The bipartisan letter, signed by Sens. Susan Collins, Mitt Romney, Gary Peters, Ron Wyden, Mark Warner, Dianne Feinstein and John Tester, notes that while the inspectors general are political appointees, “Congress set clear, statutory notice requirements for their potential removal.” Removal for reasons other than job performance would not satisfy congressional requirements.
“When creating Inspectors General, Congress fiercely debated protections that would maintain their independence,” explained Irvin McCullough, a national security analyst at the whistleblower protection nonprofit Government Accountability Project.
“President Trump’s note to Congress didn’t provide a proper explanation that satisfied the minimal protections watchdogs enjoy,” McCullough wrote. “This removal stinks of political retaliation, and it’s the White House’s duty to convince us otherwise. Unfortunately, given the reported circumstances in this case, I’m not sure they can.”
Dysfunction within the inspector general system is not a new issue, and predates President Trump. Atkinson himself inherited an office besieged with internal chaos and turf battles, as well as multiple outstanding whistleblower protection cases. A tragic suicide within the Pentagon inspector general’s office left a dark mark on its reputation handling whistleblower complaints. Critics also say that when an inspector general does substantiate whistleblower complaints, sometimes he or she has little authority to find accountability or bring about change or prevent retaliation.
Grassley, the senator from Iowa, has long pushed for whistleblower rights, and has used his power to hold up presidential appointments within the intelligence community, for example, to put pressure on agency officials to provide answers on how they protect whistleblowers. That job has become more complicated to accomplish in a bipartisan way following the Democratic-led impeachment process that was kicked off by a whistleblower complaint from inside the intelligence community, leading to criticism on both sides that the inspector general was being weaponized for politics.
Regardless of specific concerns about individual inspectors general or problems with the system of whistleblower protection, President Trump’s decision to clean house has pushed lawmakers to seek additional accountability. Seeking further information about the president’s decision, as well as thoroughly vetting whoever he chooses to replace Atkinson and Fine, will be a vital next step.

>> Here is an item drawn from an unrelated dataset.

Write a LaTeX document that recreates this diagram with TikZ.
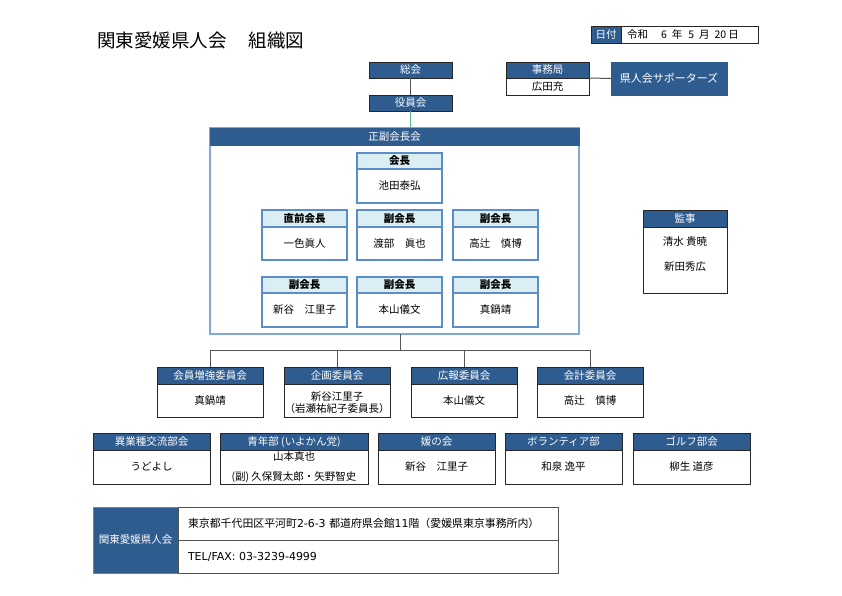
\documentclass[tikz,border=0pt]{standalone}
\usepackage{fontspec}
\setmainfont{Noto Sans CJK JP}
\newfontfamily\lat{DejaVu Sans}
\definecolor{dkblue}{HTML}{2F5C8F}
\definecolor{ltblue}{HTML}{DAEEF3}
\definecolor{inborder}{HTML}{5B8EC8}
\definecolor{outborder}{HTML}{7FA9D9}
\definecolor{lnk}{HTML}{555555}
\definecolor{greenln}{HTML}{5DB97F}
\definecolor{edge}{HTML}{262626}
\tikzset{
 base/.style={anchor=north west, inner sep=0pt, outer sep=0pt, font=\fontsize{10.5}{12.5}\selectfont, text height=9pt, text depth=1.5pt},
 dkhdr/.style={base, fill=dkblue, text=white, draw=edge, line width=0.9pt},
 dkbody/.style={base, fill=white, draw=edge, line width=0.9pt, align=center},
 lthdr/.style={base, fill=ltblue, draw=inborder, line width=1.2pt, font=\fontsize{10.5}{12.5}\selectfont\bfseries},
 ltbody/.style={base, fill=white, draw=inborder, line width=1.2pt, align=center},
 conn/.style={draw=lnk, line width=1pt},
 plain/.style={inner sep=0pt, font=\fontsize{10.5}{12.5}\selectfont, text height=9pt, text depth=1.5pt},
}
\newcommand\orgbox[9]{%
 \node[#2hdr, minimum width=#5pt, minimum height=#6pt] (#1h) at (#3,#4) {#8};
 \node[#2body, minimum width=#5pt, minimum height=#7pt] (#1) at (#1h.south west) {#9};
}
\begin{document}
\begin{tikzpicture}[x=1pt,y=-1pt]
\useasboundingbox[fill=white] (0,0) rectangle (842,595);
% title
\node[anchor=west, inner sep=0pt, font=\fontsize{18.5}{20}\selectfont] (title) at (97,41) {関東愛媛県人会\hspace{22pt}組織図};
% date
\node[dkhdr, minimum width=30pt, minimum height=17pt] (dateh) at (591,26) {日付};
\node[dkbody, minimum height=17pt, text width=125pt, inner xsep=6pt, align=left] (date) at (dateh.north east) {令和\hspace{13pt}6\hspace{5pt}年\hspace{6pt}5\hspace{5pt}月\hspace{5pt}20\hspace{2pt}日};
% top
\node[dkhdr, minimum width=83pt, minimum height=16pt] (sokai) at (369,62) {総会};
\node[dkhdr, minimum width=83pt, minimum height=16pt] (yakuin) at (369,95) {役員会};
\orgbox{jimu}{dk}{506}{62}{83}{16}{17}{事務局}{広田充}
\node[base, fill=dkblue, draw=dkblue, text=white, minimum width=116pt, minimum height=33pt, font=\fontsize{11}{13}\selectfont] (sup) at (611,62) {県人会サポーターズ};
% council
\node[base, fill=white, draw=outborder, line width=1.2pt, minimum width=369pt, minimum height=206pt] (council) at (210,128) {};
\node[base, fill=dkblue, draw=dkblue, text=white, minimum width=369pt, minimum height=17pt] (councilh) at (210,128) {正副会長会};
\orgbox{pres}{lt}{357}{153}{85}{16}{34}{会長}{池田泰弘}
\orgbox{vpa}{lt}{262}{210}{85}{17}{33}{直前会長}{一色眞人}
\orgbox{vpb}{lt}{357}{210}{85}{17}{33}{副会長}{渡部　眞也}
\orgbox{vpc}{lt}{453}{210}{85}{17}{33}{副会長}{高辻　慎博}
\orgbox{vpd}{lt}{262}{277}{85}{16}{34}{副会長}{新谷　江里子}
\orgbox{vpe}{lt}{357}{277}{85}{16}{34}{副会長}{本山儀文}
\orgbox{vpf}{lt}{453}{277}{85}{16}{34}{副会長}{真鍋靖}
% auditors
\orgbox{audit}{dk}{643}{210}{84}{17}{66}{監事}{}
\node[plain] (auditA) at (685,242) {清水 貴暁};
\node[plain] (auditB) at (685,267) {新田秀広};
% committees
\orgbox{ca}{dk}{157}{367}{106}{17}{33}{会員増強委員会}{真鍋靖}
\orgbox{cb}{dk}{284}{367}{106}{17}{33}{企画委員会}{}
\node[plain] (cbA) at (337,397) {新谷江里子};
\node[plain] (cbB) at (337,409) {（岩瀬祐紀子委員長）};
\orgbox{cc}{dk}{411}{367}{106}{17}{33}{広報委員会}{本山儀文}
\orgbox{cd}{dk}{537}{367}{106}{17}{33}{会計委員会}{高辻　慎博}
% clubs
\orgbox{ba}{dk}{93}{433}{117}{17}{34}{異業種交流部会}{うどよし}
\orgbox{bb}{dk}{220}{433}{148}{17}{34}{青年部 (いよかん党)}{}
\node[plain] (bbA) at (294,457) {山本真也};
\node[plain] (bbB) at (294,477) {(副) 久保賢太郎・矢野智史};
\orgbox{bc}{dk}{378}{433}{117}{17}{34}{媛の会}{新谷　江里子}
\orgbox{bd}{dk}{505}{433}{117}{17}{34}{ボランティア部}{和泉 逸平}
\orgbox{be}{dk}{633}{433}{117}{17}{34}{ゴルフ部会}{柳生 道彦}
% footer
\node[base, fill=dkblue, text=white, draw=gray, line width=1pt, minimum width=85pt, minimum height=66pt] (club) at (93,507) {関東愛媛県人会};
\node[base, fill=white, draw=edge!80, line width=1pt, minimum height=33pt, text width=360pt, inner xsep=10pt, align=left, font=\fontsize{10.9}{13}\selectfont] (addr) at (club.north east) {東京都千代田区平河町{\lat 2-6-3 }都道府県会館{\lat 11}階（愛媛県東京事務所内）};
\node[base, fill=white, draw=edge!80, line width=1pt, minimum height=33pt, text width=360pt, inner xsep=10pt, align=left] (tel) at (addr.south west) {\lat\fontsize{11}{13}\selectfont TEL/FAX: 03-3239-4999};
% connectors
\draw[conn] (sokai) -- (yakuin);
\draw[draw=greenln, line width=1pt] (yakuin.south) -- (yakuin.south |- councilh.north);
\draw[conn] (jimuh.south east) -- (sup.west);
\coordinate (bus) at (400,350);
\draw[conn] (bus |- council.south) -- (bus);
\draw[conn] (cah.north) -- (cah.north |- bus) -- (cdh.north |- bus) -- (cdh.north);
\draw[conn] (cbh.north) -- (cbh.north |- bus);
\draw[conn] (cch.north) -- (cch.north |- bus);
\end{tikzpicture}
\end{document}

“Deadlines in letters are often missed,” wrote Dan Meyer, a managing partner at law firm Tully Rinckey and the former head of the whistleblowing and source protection program at the Inspector General of the Intelligence Community in an email to Yahoo News.
The “critical question,” Meyer continued, is whether the White House will work with Congress on getting new appointees through the confirmation process. “The Senate and House have only a few tools to use in these situations. Sitting on the President’s appointments, not letting them go to confirmation, is one of them.”